Humans are not inherently safe; there is very little you can do to prevent a human with a hammer to kill another one. In fact what you usually do with these humans is to put them in jail because they have no direct ability to hurt anyone.
LLM are in jail: an LLM outputting {"type": "function", "function": {"name": "execute_bash", "parameters": {"command": "sudo rm -rf /"}}} isn't unsafe. The unsafe part is the scaffolding around the LLM that will fuckup your entire filesystem. And my whole point is that there are ways to make that scaffolding safe.

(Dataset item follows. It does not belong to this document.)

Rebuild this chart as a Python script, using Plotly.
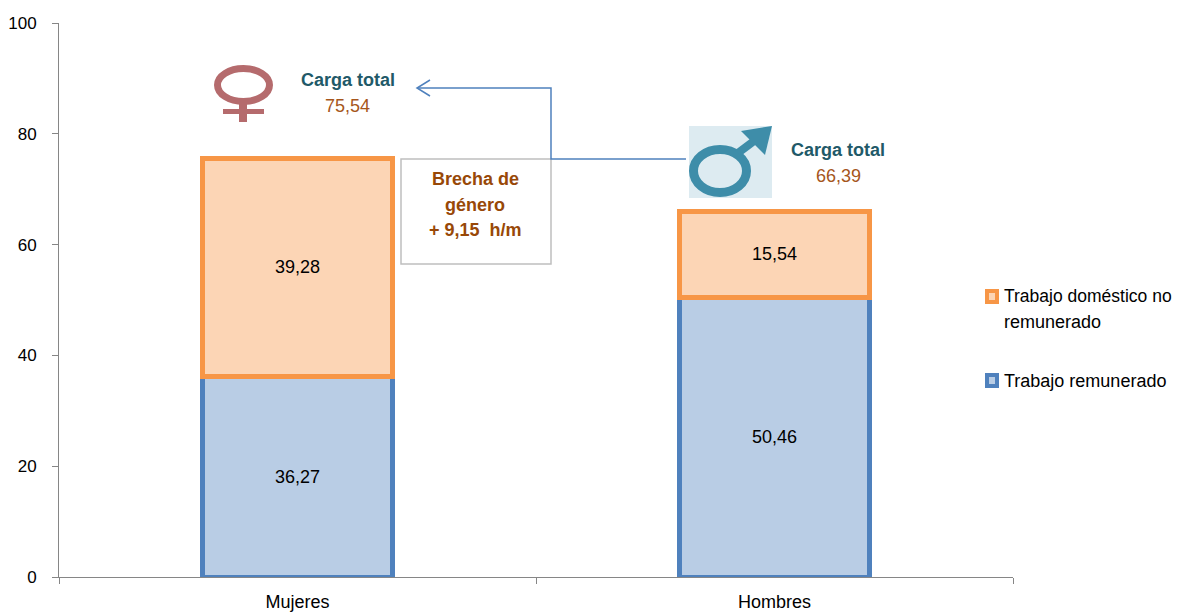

There is a reason why we have permissions on a filesystem, why we have read only databases etc etc.
For scaffolding to be "safe", you basically need that scaffolding to know exactly what the LLM is being used for, and outsmart it at every turn if it misbehaves. That's impractical-to-impossible. There are tasks that need access for legitimate reasons - like human tasks that need hammer access - and the same access can always be used for illegitimate reasons.
It's like trying to engineer a hammer that can't be used to bludgeon someone to death. Good fucking luck.
But are all humans in jails? No, the practical reason being that it limits their usefulness. Humans like it better when other humans are useful.
The same holds for AI agents. The ship has sailed: no one is going to put every single AI agent in jail.
The "inherent safety" of LLMs comes only from their limited capabilities. They aren't good enough yet to fail in truly exciting ways.